Multiquark study of exotic open bottom baryonic states

Abstract

We present a simultaneous study of baryon-meson systems containing a bottom degree of freedom, either as a quark or as an antiquark. This produces two different types of structures: the NB system, subject to quark antisymmetry effects and whose existence would generate explicit exotic states; and the NB¯ system, subject to the coupling to heavy baryon–light meson systems and whose existence would represent a higher Fock space component of the bottom baryon spectrum. Both systems have been studied within the framework of a full-fledged chiral constituent quark model tuned in the description of the baryon and meson spectra and the NN interaction.

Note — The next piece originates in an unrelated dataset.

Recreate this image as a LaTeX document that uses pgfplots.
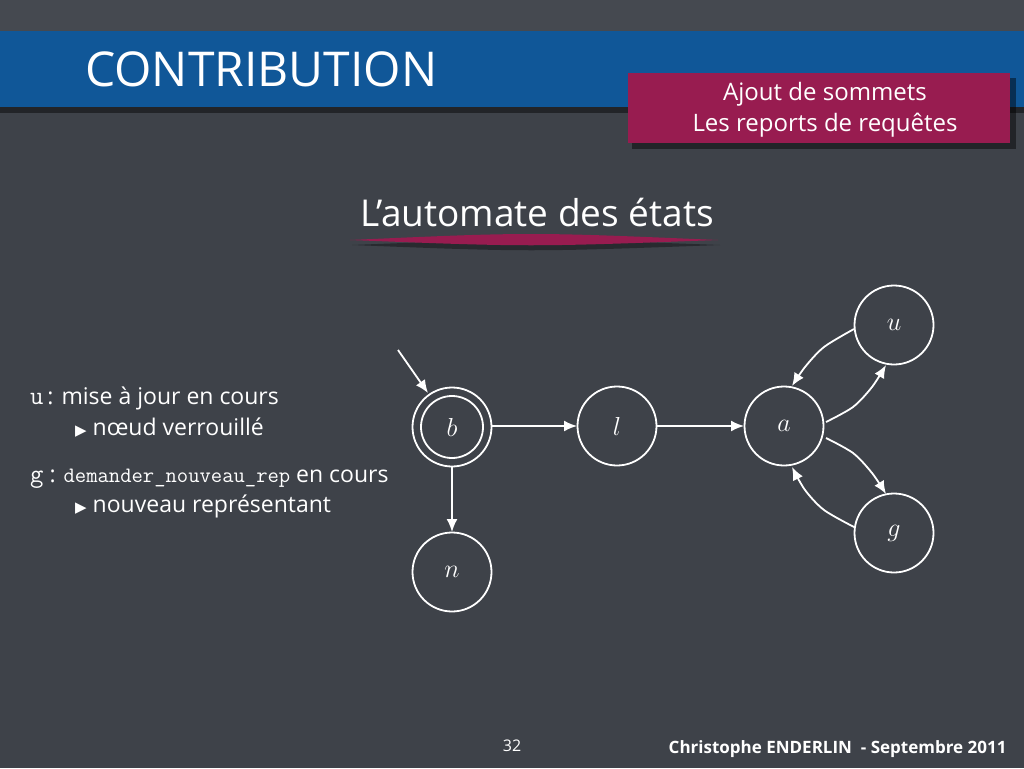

Although the masses of the constituents are larger than its partners in the charm sector, we do not observe a proliferation of bound states. This is due to the coupled-channel mechanism that governs the dynamics for most spin-isospin channels, and requires, in order to have a bound state, several conditions that are difficult to be met at the same time. Our results point to the existence of a deep NB bound state in the (T)JP=(2)3/2- channel, as a consequence of the reduction of the mass difference between pseudoscalar and vector mesons when the mass of the heavy quark increases. The same effect gives rise to a resonance at threshold in the (T)JP=(0)1/2- channel, the best candidate for an exotic state among the channels that do not contain a Δ isobar. In the NB¯ system, a few channels may lodge molecular or compact hadrons with a five-quark structure, being specially suited the (T)JP=(0)1/2- and (T)JP=(1)5/2- channels.